_Task statement:_ Restate, exactly and without pictures, the lines from the start of the listing below through the line holding "plt.rcParams['font.family'] = ['Noto".

>> begin Information provided

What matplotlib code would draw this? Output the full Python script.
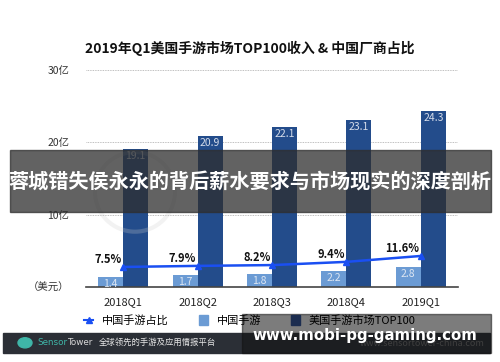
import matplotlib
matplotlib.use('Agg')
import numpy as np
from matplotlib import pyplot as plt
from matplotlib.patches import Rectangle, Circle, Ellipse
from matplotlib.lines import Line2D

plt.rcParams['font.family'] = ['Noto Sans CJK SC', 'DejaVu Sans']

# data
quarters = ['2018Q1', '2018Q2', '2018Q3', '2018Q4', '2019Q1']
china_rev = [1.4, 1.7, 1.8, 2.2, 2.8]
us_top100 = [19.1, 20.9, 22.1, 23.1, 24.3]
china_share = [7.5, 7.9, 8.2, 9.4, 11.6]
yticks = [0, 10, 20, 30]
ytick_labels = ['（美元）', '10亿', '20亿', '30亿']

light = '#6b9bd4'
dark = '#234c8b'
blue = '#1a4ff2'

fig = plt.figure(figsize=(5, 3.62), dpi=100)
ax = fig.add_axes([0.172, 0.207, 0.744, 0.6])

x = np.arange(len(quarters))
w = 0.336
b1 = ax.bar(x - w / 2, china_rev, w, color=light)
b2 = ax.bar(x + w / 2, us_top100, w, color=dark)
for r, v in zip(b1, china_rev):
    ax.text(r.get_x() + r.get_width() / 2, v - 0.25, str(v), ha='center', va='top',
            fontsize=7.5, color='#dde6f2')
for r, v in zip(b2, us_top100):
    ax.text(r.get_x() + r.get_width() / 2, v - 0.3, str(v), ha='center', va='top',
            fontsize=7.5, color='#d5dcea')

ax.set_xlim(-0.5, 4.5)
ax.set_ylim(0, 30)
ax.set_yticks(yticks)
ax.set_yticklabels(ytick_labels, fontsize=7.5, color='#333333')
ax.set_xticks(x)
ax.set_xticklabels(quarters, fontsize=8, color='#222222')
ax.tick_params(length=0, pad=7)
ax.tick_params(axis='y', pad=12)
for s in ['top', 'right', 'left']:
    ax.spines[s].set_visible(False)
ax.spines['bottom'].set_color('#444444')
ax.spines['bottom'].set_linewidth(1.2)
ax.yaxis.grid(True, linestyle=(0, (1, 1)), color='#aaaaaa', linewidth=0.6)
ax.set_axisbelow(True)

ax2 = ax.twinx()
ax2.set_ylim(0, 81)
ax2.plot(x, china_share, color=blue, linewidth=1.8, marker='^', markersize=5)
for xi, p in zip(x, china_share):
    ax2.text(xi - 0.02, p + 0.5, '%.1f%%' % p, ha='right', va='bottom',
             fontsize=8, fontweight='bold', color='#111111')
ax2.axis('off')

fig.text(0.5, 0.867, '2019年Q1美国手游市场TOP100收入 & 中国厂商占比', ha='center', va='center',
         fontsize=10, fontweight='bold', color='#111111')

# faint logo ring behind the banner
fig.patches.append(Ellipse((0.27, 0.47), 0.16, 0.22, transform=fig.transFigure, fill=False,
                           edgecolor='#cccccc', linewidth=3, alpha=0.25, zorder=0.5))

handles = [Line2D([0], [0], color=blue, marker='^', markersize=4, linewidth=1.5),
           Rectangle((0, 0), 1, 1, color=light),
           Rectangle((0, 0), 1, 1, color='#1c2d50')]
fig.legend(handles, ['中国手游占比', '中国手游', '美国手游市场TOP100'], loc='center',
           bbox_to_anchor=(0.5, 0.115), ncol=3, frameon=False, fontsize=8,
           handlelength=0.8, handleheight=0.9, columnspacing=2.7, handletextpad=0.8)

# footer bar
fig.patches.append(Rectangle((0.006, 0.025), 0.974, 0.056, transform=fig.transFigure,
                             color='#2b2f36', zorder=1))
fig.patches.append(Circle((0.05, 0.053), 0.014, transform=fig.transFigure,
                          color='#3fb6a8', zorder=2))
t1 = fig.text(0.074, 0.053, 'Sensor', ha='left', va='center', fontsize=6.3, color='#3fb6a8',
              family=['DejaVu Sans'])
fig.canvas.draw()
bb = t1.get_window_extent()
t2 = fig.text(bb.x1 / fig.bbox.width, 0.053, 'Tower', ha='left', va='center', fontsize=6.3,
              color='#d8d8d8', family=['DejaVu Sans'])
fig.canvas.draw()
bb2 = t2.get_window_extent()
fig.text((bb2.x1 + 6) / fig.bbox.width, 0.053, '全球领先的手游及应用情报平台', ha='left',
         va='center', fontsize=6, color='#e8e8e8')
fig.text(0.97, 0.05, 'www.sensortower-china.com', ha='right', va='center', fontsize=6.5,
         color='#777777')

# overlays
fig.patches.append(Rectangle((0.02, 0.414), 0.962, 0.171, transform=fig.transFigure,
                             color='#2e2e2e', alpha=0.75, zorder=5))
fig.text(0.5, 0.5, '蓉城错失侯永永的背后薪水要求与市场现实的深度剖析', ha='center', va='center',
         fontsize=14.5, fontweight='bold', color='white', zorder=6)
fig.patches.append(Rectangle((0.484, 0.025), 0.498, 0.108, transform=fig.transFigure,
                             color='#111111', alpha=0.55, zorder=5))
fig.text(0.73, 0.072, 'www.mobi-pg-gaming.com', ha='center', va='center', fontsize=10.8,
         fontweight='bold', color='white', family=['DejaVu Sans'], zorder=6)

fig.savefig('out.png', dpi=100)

>> end Information provided

_Written reply:_
What matplotlib code would draw this? Output the full Python script.
import matplotlib
matplotlib.use('Agg')
import numpy as np
from matplotlib import pyplot as plt
from matplotlib.patches import Rectangle, Circle, Ellipse
from matplotlib.lines import Line2D

plt.rcParams['font.family'] = ['Noto Sans CJK SC', 'DejaVu Sans']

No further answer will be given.